Legal Grounds for Obtaining an Annulment
While divorce in Colorado is "no-fault" and requires only a declaration that the marriage is irretrievably broken, an annulment will only be granted under certain specific circumstances. An annulment will be granted if (1) one party lacked the capacity to consent to the marriage due to mental incapacity, infirmity, or intoxication, (2) one party lacked the physical capacity to consummate the marriage by sexual intercourse, and the other party did not at the time the marriage was solemnized know of the incapacity, (3) one party was underage at the time of marriage, (4) one party entered the marriage believing a fraudulent misrepresentation that went to the essence of the marriage, (5) one party married under duress, (6) one party married as a jest or dare, or (7) the marriage was void due to bigamy, incest, or any other law of the place where the marriage was contracted to.
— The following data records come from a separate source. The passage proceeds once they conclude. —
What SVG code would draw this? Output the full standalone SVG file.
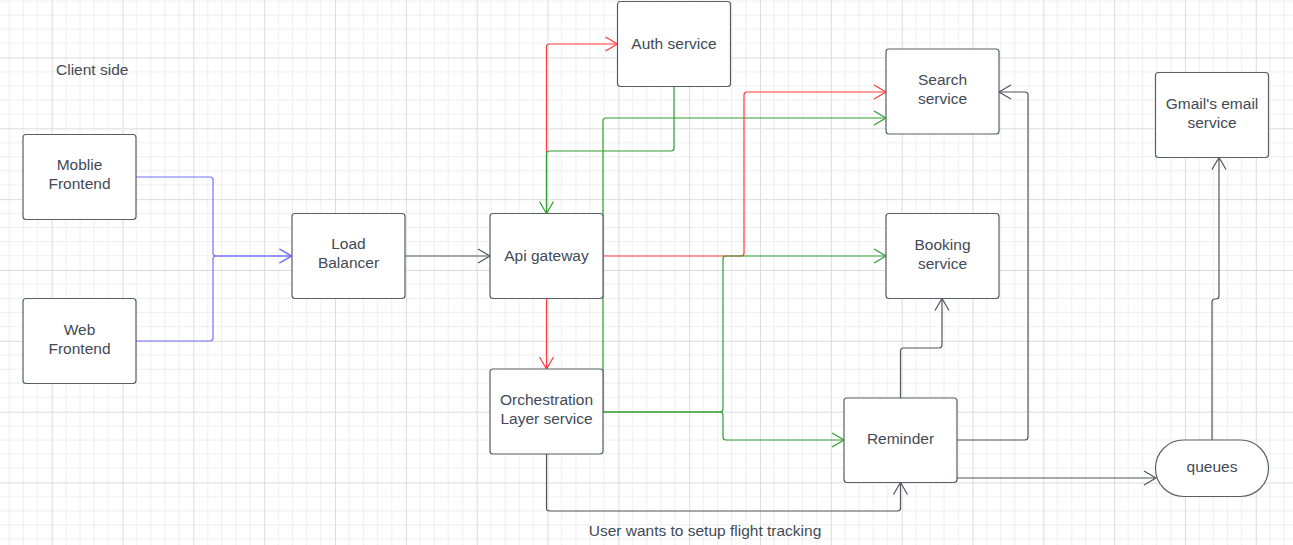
<svg xmlns="http://www.w3.org/2000/svg" width="1293" height="545" viewBox="0 0 1293 545">
<style>
.node rect{fill:#ffffff;stroke:#585e66;stroke-width:1.2}
.node text,.lbl{font-family:"Liberation Sans",Arial,sans-serif;font-size:15.5px;fill:#434a55;text-anchor:middle}
.c{fill:none;stroke-width:1.2}
.gray{stroke:#50565e}
.red{stroke:#ff3b3b}
.green{stroke:#2f9e2f}
.blue{stroke:#7373ff}
</style>
<defs>
<pattern id="grid" x="51.7" y="57.5" width="70.83" height="70.83" patternUnits="userSpaceOnUse">
<path d="M14.17,0V70.83M28.33,0V70.83M42.5,0V70.83M56.67,0V70.83M0,14.17H70.83M0,28.33H70.83M0,42.5H70.83M0,56.67H70.83" stroke="#eeeeee" stroke-width="1" fill="none"/>
<path d="M0.5,0V70.83M0,0.5H70.83" stroke="#dcdcdc" stroke-width="1" fill="none"/>
</pattern>
<marker id="aGray" markerUnits="userSpaceOnUse" markerWidth="16" markerHeight="18" refX="13" refY="8" orient="auto" viewBox="0 0 16 16"><path d="M1,1 L13,8 L1,15" fill="none" stroke="#50565e" stroke-width="1.2"/></marker>
<marker id="aRed" markerUnits="userSpaceOnUse" markerWidth="16" markerHeight="18" refX="13" refY="8" orient="auto" viewBox="0 0 16 16"><path d="M1,1 L13,8 L1,15" fill="none" stroke="#ff3b3b" stroke-width="1.2"/></marker>
<marker id="aGreen" markerUnits="userSpaceOnUse" markerWidth="16" markerHeight="18" refX="13" refY="8" orient="auto" viewBox="0 0 16 16"><path d="M1,1 L13,8 L1,15" fill="none" stroke="#2f9e2f" stroke-width="1.2"/></marker>
<marker id="aBlue" markerUnits="userSpaceOnUse" markerWidth="16" markerHeight="18" refX="13" refY="8" orient="auto" viewBox="0 0 16 16"><path d="M1,1 L13,8 L1,15" fill="none" stroke="#7373ff" stroke-width="1.2"/></marker>
</defs>
<rect x="0" y="0" width="1293" height="545" fill="#ffffff"/>
<rect x="0" y="0" width="1293" height="545" fill="url(#grid)"/>

<g id="connectors">
<path class="c blue" d="M136,177 H210 Q213,177 213,180 V253 Q213,256 216,256 H291.5" marker-end="url(#aBlue)"/>
<path class="c blue" d="M136,341 H210 Q213,341 213,338 V259 Q213,256 216,256 H291.5" marker-end="url(#aBlue)"/>
<path class="c gray" d="M405,256 H490" marker-end="url(#aGray)"/>
<path class="c red" d="M546.5,213.5 V47 Q546.5,44 549.5,44 H617.5" marker-end="url(#aRed)"/>
<path class="c green" d="M674,86.5 V148 Q674,151 671,151 H549.5 Q546.5,151 546.5,154 V213.5" marker-end="url(#aGreen)"/>
<path class="c red" d="M546.5,298.5 V369" marker-end="url(#aRed)"/>
<path class="c green" d="M603,412 V121 Q603,118 606,118 H886" marker-end="url(#aGreen)"/>
<path class="c red" d="M603,256 H741 Q744,256 744,253 V95 Q744,92 747,92 H886" marker-end="url(#aRed)"/>
<path class="c green" d="M603,412 H720 Q723,412 723,409 V259 Q723,256 726,256 H886" marker-end="url(#aGreen)"/>
<path class="c green" d="M603,412 H720 Q723,412 723,415 V437 Q723,440 726,440 H844" marker-end="url(#aGreen)"/>
<path class="c gray" d="M900.5,398 V351 Q900.5,348 903.5,348 H939 Q942,348 942,345 V298.5" marker-end="url(#aGray)"/>
<path class="c gray" d="M546.5,454 V508 Q546.5,511 549.5,511 H897.5 Q900.5,511 900.5,508 V482.5" marker-end="url(#aGray)"/>
<path class="c gray" d="M957,440 H1025 Q1028,440 1028,437 V95 Q1028,92 1025,92 H999" marker-end="url(#aGray)"/>
<path class="c gray" d="M957,478 H1156" marker-end="url(#aGray)"/>
<path class="c gray" d="M1212,440 V302 Q1212,299 1215,299 H1216 Q1219,299 1219,296 V157.5" marker-end="url(#aGray)"/>
<text class="lbl" x="705" y="536">User wants to setup flight tracking</text>
</g>

<text id="client-side" x="56" y="74.5" style="font-family:'Liberation Sans',Arial,sans-serif;font-size:15.5px;fill:#434a55">Client side</text>

<g id="mobile-frontend" class="node"><rect x="23" y="134.5" width="113" height="85" rx="3"/><text x="79.5" y="170">Moblie</text><text x="79.5" y="189">Frontend</text></g>
<g id="web-frontend" class="node"><rect x="23" y="298.5" width="113" height="85" rx="3"/><text x="79.5" y="334.5">Web</text><text x="79.5" y="353.5">Frontend</text></g>
<g id="load-balancer" class="node"><rect x="292" y="213.5" width="113" height="85" rx="3"/><text x="348.5" y="249">Load</text><text x="348.5" y="268">Balancer</text></g>
<g id="api-gateway" class="node"><rect x="490" y="213.5" width="113" height="85" rx="3"/><text x="546.5" y="260.5">Api gateway</text></g>
<g id="auth-service" class="node"><rect x="617.5" y="1.5" width="113" height="85" rx="3"/><text x="674" y="48.5">Auth service</text></g>
<g id="orchestration" class="node"><rect x="490" y="369" width="113" height="85" rx="3"/><text x="546.5" y="405">Orchestration</text><text x="546.5" y="424">Layer service</text></g>
<g id="search-service" class="node"><rect x="886" y="49" width="113" height="85" rx="3"/><text x="942.5" y="85">Search</text><text x="942.5" y="104">service</text></g>
<g id="booking-service" class="node"><rect x="886" y="213.5" width="113" height="85" rx="3"/><text x="942.5" y="249.5">Booking</text><text x="942.5" y="268.5">service</text></g>
<g id="reminder" class="node"><rect x="844" y="398" width="113" height="84.5" rx="3"/><text x="900.5" y="444">Reminder</text></g>
<g id="gmail" class="node"><rect x="1155.5" y="72.5" width="113" height="85" rx="3"/><text x="1212" y="108.5">Gmail's email</text><text x="1212" y="127.5">service</text></g>
<g id="queues" class="node"><rect x="1155.5" y="440" width="113" height="56.5" rx="28"/><text x="1212" y="472">queues</text></g>
</svg>
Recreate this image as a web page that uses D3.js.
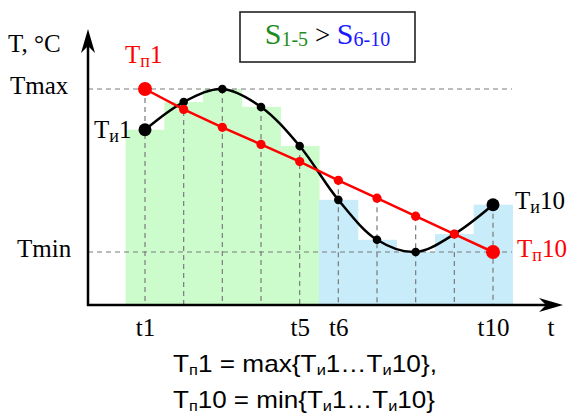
<!DOCTYPE html>
<html><head><meta charset="utf-8">
<script src="https://cdn.jsdelivr.net/npm/d3@7"></script>
<style>body{margin:0;background:#fff} svg{display:block}</style>
</head><body>
<script>
const steps = [1,2,3,4,5,6,7,8,9,10];
const tickValues = [1,5,6,10];
const tickLabels = ["t1","t5","t6","t10"];
const measuredT = [25.0, 28.4, 30.0, 27.8, 23.0, 16.4, 11.5, 10.0, 12.2, 15.8];   // Tи
const predictedT = [30.0, 27.5, 25.3, 23.2, 21.1, 18.8, 16.6, 14.4, 12.2, 10.0];  // Tп
const groups = ["a","a","a","a","a","b","b","b","b","b"];
const Tmax = 30, Tmin = 10, Tbottom = 3.5;

const W = 569, H = 419;
const serif = "Liberation Serif";
const sans = "Liberation Sans";
const svg = d3.select("body").append("svg").attr("width", W).attr("height", H);

const x = d3.scaleLinear().domain([1, 10]).range([145, 493]);
const y = d3.scaleLinear().domain([Tmin, Tmax]).range([252, 89]);
const axisX = 88, axisY = y(Tbottom);
const step = x(2) - x(1);
const data = steps.map((s, i) => ({s, m: measuredT[i], p: predictedT[i], g: groups[i]}));

// bars
svg.append("g").selectAll("rect").data(data).join("rect")
  .attr("x", d => x(d.s) - step / 2)
  .attr("width", step + 0.6)
  .attr("y", d => y(d.m))
  .attr("height", d => axisY - y(d.m))
  .attr("fill", d => d.g === "a" ? "#ccfccc" : "#c8ecfa");

// dashed guides
const dash = svg.append("g").attr("stroke", "#7a7a7a").attr("stroke-width", 1.2).attr("stroke-dasharray", "5,4").attr("fill", "none");
[Tmax, Tmin].forEach(v => dash.append("line").attr("x1", axisX).attr("x2", 512).attr("y1", y(v)).attr("y2", y(v)));
dash.selectAll("line.v").data(data).join("line").attr("class", "v")
  .attr("x1", d => x(d.s)).attr("x2", d => x(d.s))
  .attr("y1", d => Math.min(y(d.m), y(d.p))).attr("y2", axisY);

// axes
const ax = svg.append("g");
ax.append("line").attr("x1", axisX).attr("x2", axisX).attr("y1", axisY + 1).attr("y2", 40).attr("stroke", "#000").attr("stroke-width", 2.5);
ax.append("line").attr("x1", axisX - 1).attr("x2", 552).attr("y1", axisY).attr("y2", axisY).attr("stroke", "#000").attr("stroke-width", 2.5);
ax.append("path").attr("d", `M${axisX},29 L${axisX + 7},53 L${axisX},46 L${axisX - 7},53 Z`).attr("fill", "#000");
ax.append("path").attr("d", `M563,${axisY} L539,${axisY - 7} L546,${axisY} L539,${axisY + 7} Z`).attr("fill", "#000");

const xAxis = d3.axisBottom(x).tickValues(tickValues).tickFormat((d, i) => tickLabels[i]).tickSize(0).tickPadding(0);
const gx = svg.append("g").attr("transform", `translate(0,${axisY})`).call(xAxis);
gx.select(".domain").remove();
gx.attr("font-family", null).attr("font-size", null);
gx.selectAll("text").style("font-family", serif).style("font-size", "25px").attr("fill", "#000").attr("dy", null).attr("y", 31);

// lines
const curve = d3.line().x(d => x(d.s)).y(d => y(d.m)).curve(d3.curveCatmullRom.alpha(0.5));
svg.append("path").attr("d", curve(data)).attr("fill", "none").attr("stroke", "#000").attr("stroke-width", 2.5);
const straight = d3.line().x(d => x(d.s)).y(d => y(d.p));
svg.append("path").attr("d", straight(data)).attr("fill", "none").attr("stroke", "#ff0000").attr("stroke-width", 2.5);

// dots
svg.append("g").selectAll("circle").data(data).join("circle")
  .attr("cx", d => x(d.s)).attr("cy", d => y(d.m))
  .attr("r", (d, i) => (i === 0 || i === 9) ? 6.5 : 4.3).attr("fill", "#000");
svg.append("g").selectAll("circle").data(data).join("circle")
  .attr("cx", d => x(d.s)).attr("cy", d => y(d.p))
  .attr("r", (d, i) => (i === 0 || i === 9) ? 7 : 4.6).attr("fill", "#ff0000");

// labels
function txt(px, py, s) {
  return svg.append("text").attr("x", px).attr("y", py).style("font-family", serif).style("font-size", "25px").attr("fill", "#000").text(s);
}
function sublabel(px, py, main, sub, tail, color) {
  const t = svg.append("text").attr("x", px).attr("y", py).style("font-family", serif).style("font-size", "25px").attr("fill", color);
  t.append("tspan").text(main);
  t.append("tspan").style("font-size", "18px").attr("dy", 4).text(sub);
  t.append("tspan").attr("dy", -4).text(tail);
  return t;
}
txt(8, 52, "T, °C");
txt(10, 94, "Tmax");
txt(17, 257, "Tmin");
txt(551, axisY + 31, "t").attr("text-anchor", "middle");

sublabel(125, 63, "T", "п", "1", "#ff0000");
sublabel(94, 138, "T", "и", "1", "#000");
sublabel(515, 209, "T", "и", "10", "#000");
sublabel(517, 257, "T", "п", "10", "#ff0000");

// box
svg.append("rect").attr("x", 240).attr("y", 12).attr("width", 175).attr("height", 50).attr("fill", "#fff").attr("stroke", "#222").attr("stroke-width", 1.6);
const bt = svg.append("text").attr("x", 327.5).attr("y", 44).attr("text-anchor", "middle").style("font-family", serif).style("font-size", "30px");
bt.append("tspan").attr("fill", "#1e8c1e").text("S");
bt.append("tspan").attr("fill", "#1e8c1e").style("font-size", "20px").attr("dy", 2).text("1-5");
bt.append("tspan").attr("fill", "#000").style("font-size", "27px").attr("dy", -2).text(" > ");
bt.append("tspan").attr("fill", "#1a1aff").text("S");
bt.append("tspan").attr("fill", "#1a1aff").style("font-size", "20px").attr("dy", 2).text("6-10");

// formula
function formula(py, parts, len) {
  const t = svg.append("text").attr("x", 173).attr("y", py).style("font-family", sans).style("font-size", "24px").attr("fill", "#000")
    .attr("textLength", len).attr("lengthAdjust", "spacingAndGlyphs");
  let prevSub = false;
  parts.forEach(([s, sub]) => {
    t.append("tspan").style("font-size", sub ? "15px" : "24px").attr("dy", sub ? 3 : (prevSub ? -3 : 0)).text(s);
    prevSub = !!sub;
  });
}
formula(372, [["T",0],["п",1],["1 = max{T",0],["и",1],["1…T",0],["и",1],["10},",0]], 264);
formula(408, [["T",0],["п",1],["10 = min{T",0],["и",1],["1…T",0],["и",1],["10}",0]], 262);
</script>
</body></html>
These are the only reasons an annulment will be granted.
Deadlines for Obtaining an Annulment
If the marriage is to be annulled because of lack of capacity, fraud, duress, or a jest or dare, a party must file for an annulment within 6 months of learning of the described condition. If a party learns of the lack of the ability of the other party to consummate the marriage, that aggrieved party must file within 12 months of learning of the described condition. If a party is underage, that party, or the party's parent or legal guardian has 24 months to file. If the marriage is void for bigamy, incest, or for some other reason, either spouse, either spouse's children, an appropriate state official, or, in cases of bigamy/polygamy, the legal spouse, can all file for an annulment at any time prior to one spouse's death or settlement of either spouse's estate.
Legitimacy of Children
Children born into a marriage that is later annulled are still considered legitimate.
In a divorce, at least one party must have resided in Colorado for 90 days before filing for dissolution. The rules for an annulment are different. If the marriage took place in Colorado, there is no residency requirement at all before filing for annulment. If the marriage took place outside of Colorado, at least one party must have resided in Colorado for thirty days prior to filing for the annulment.